Treat this one as hard to get into rather than a cellar door you drop by. Tenuta San Guido is a large private estate — vines, woodland, the famous horse-breeding operation — and it has never been a walk-in tasting room the way some Bolgheri neighbours are. If visiting matters to you, enquire directly and well ahead, and confirm the current policy before you build a trip around it. Bolgheri village and its enoteche are the reliable way to taste Sassicaia and its neighbours on the ground.
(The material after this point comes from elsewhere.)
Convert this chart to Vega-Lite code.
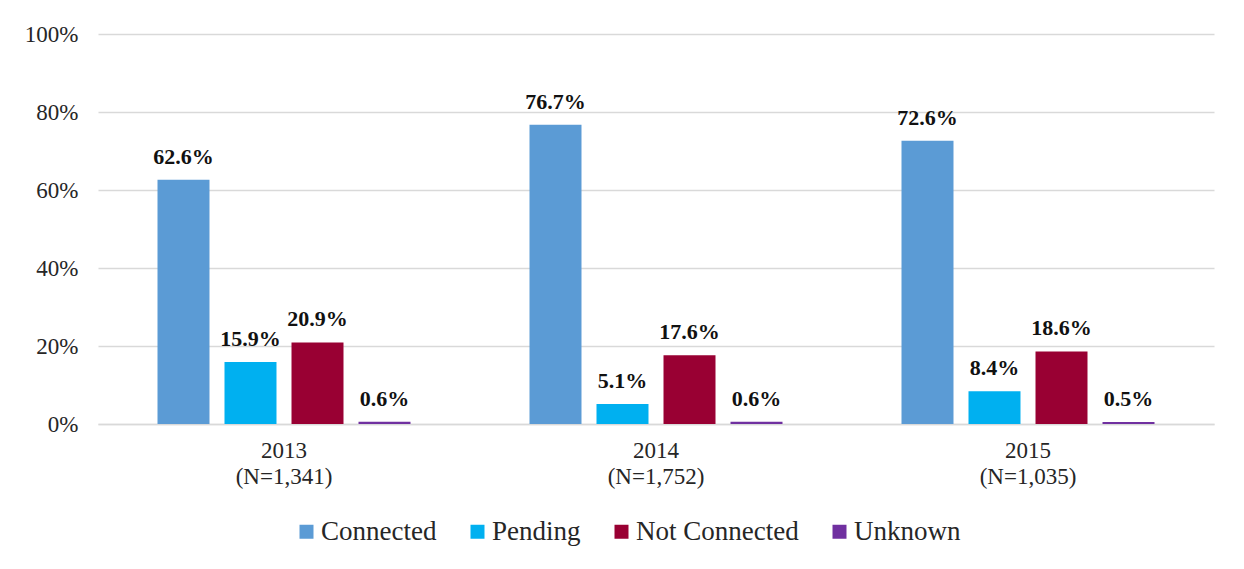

A three-step hierarchy off the same estate. Sassicaia is the flagship, the Bordeaux blend with its own DOC, built to age for decades. Guidalberto is the second wine — Cabernet Sauvignon with Merlot — softer, rounder, ready far sooner, and the smart way to drink the house without a collector's budget or a collector's patience. Le Difese is the everyday bottle, Cabernet Sauvignon blended with Sangiovese, made to open young. Start at the bottom to learn the style; chase the top when you want the legend.
Glossary
- Super Tuscan
- The press label for high-end Tuscan wines — often Bordeaux-grape blends, or Sangiovese made outside the classic rules — that were forced to bottle as lowly table wine in the 1970s and 80s despite outclassing many DOC bottlings. Sassicaia is the founding example.
- Bolgheri Sassicaia DOC
- The appellation carved out for a single estate — Tenuta San Guido's flagship is the only wine entitled to it, a distinction almost unique in Italian wine law.
- Guidalberto
- Tenuta San Guido's second wine, a Cabernet Sauvignon and Merlot blend named for an ancestor — softer and earlier-drinking than Sassicaia, and the estate's accessible everyday face.